* Exercise description
Collect every line in the records below that contains the word "with".

* Data for this exercise

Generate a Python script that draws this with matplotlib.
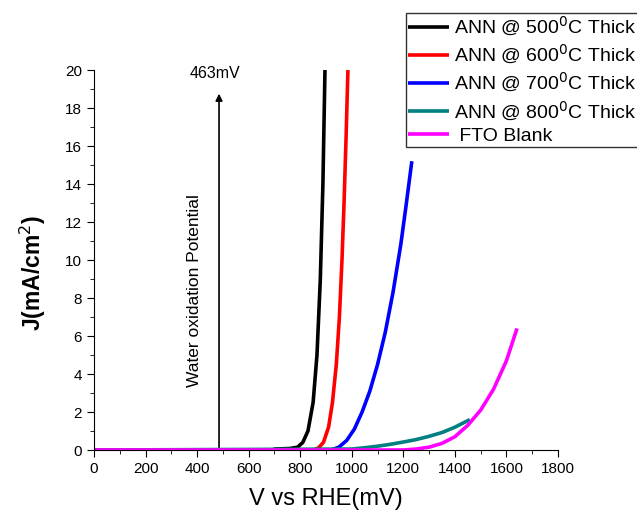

* * *

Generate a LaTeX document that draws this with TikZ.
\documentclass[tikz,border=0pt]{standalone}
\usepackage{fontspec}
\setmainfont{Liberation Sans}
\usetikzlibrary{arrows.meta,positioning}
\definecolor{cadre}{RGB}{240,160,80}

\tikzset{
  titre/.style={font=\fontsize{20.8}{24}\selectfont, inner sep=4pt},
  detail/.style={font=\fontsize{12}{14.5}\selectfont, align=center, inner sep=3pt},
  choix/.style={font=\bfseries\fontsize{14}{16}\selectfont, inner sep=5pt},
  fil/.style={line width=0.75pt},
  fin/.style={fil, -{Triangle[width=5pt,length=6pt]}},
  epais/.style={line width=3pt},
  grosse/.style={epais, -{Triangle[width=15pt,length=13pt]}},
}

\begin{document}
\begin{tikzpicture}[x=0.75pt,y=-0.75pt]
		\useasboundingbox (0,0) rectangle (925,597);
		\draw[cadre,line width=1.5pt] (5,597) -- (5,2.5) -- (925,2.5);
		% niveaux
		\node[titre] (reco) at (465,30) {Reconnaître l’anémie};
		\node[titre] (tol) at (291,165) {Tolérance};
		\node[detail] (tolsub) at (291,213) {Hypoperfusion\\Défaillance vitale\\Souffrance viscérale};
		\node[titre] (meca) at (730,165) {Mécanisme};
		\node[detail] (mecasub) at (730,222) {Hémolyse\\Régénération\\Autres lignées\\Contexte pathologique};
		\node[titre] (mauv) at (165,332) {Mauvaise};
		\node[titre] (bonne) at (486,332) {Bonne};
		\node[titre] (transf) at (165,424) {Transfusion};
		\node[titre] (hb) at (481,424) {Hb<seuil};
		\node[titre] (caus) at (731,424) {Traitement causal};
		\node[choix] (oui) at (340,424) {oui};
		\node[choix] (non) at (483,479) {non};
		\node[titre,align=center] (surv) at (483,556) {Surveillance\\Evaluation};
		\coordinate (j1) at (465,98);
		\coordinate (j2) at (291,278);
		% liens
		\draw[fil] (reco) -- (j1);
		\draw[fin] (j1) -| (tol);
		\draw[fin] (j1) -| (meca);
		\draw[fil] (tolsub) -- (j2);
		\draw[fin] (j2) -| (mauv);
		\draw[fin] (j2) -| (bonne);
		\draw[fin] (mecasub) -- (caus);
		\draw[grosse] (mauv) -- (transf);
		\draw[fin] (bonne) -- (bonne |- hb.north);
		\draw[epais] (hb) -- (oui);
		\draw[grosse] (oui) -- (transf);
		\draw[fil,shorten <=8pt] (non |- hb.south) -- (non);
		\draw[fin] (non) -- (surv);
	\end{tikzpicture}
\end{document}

==

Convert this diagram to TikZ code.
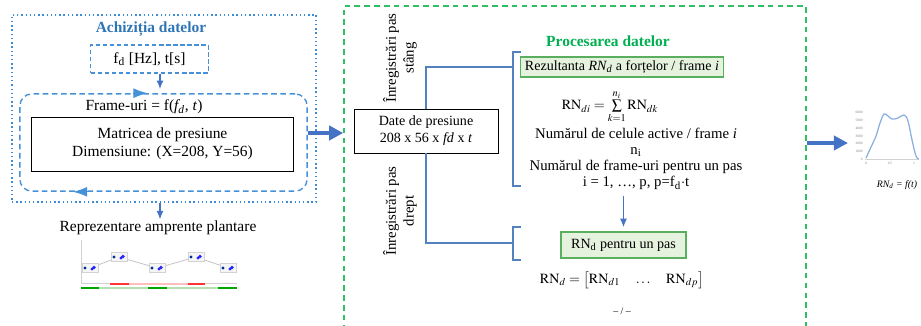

* Full solution
Generate a Python script that draws this with matplotlib.
Generate a LaTeX document that draws this with TikZ.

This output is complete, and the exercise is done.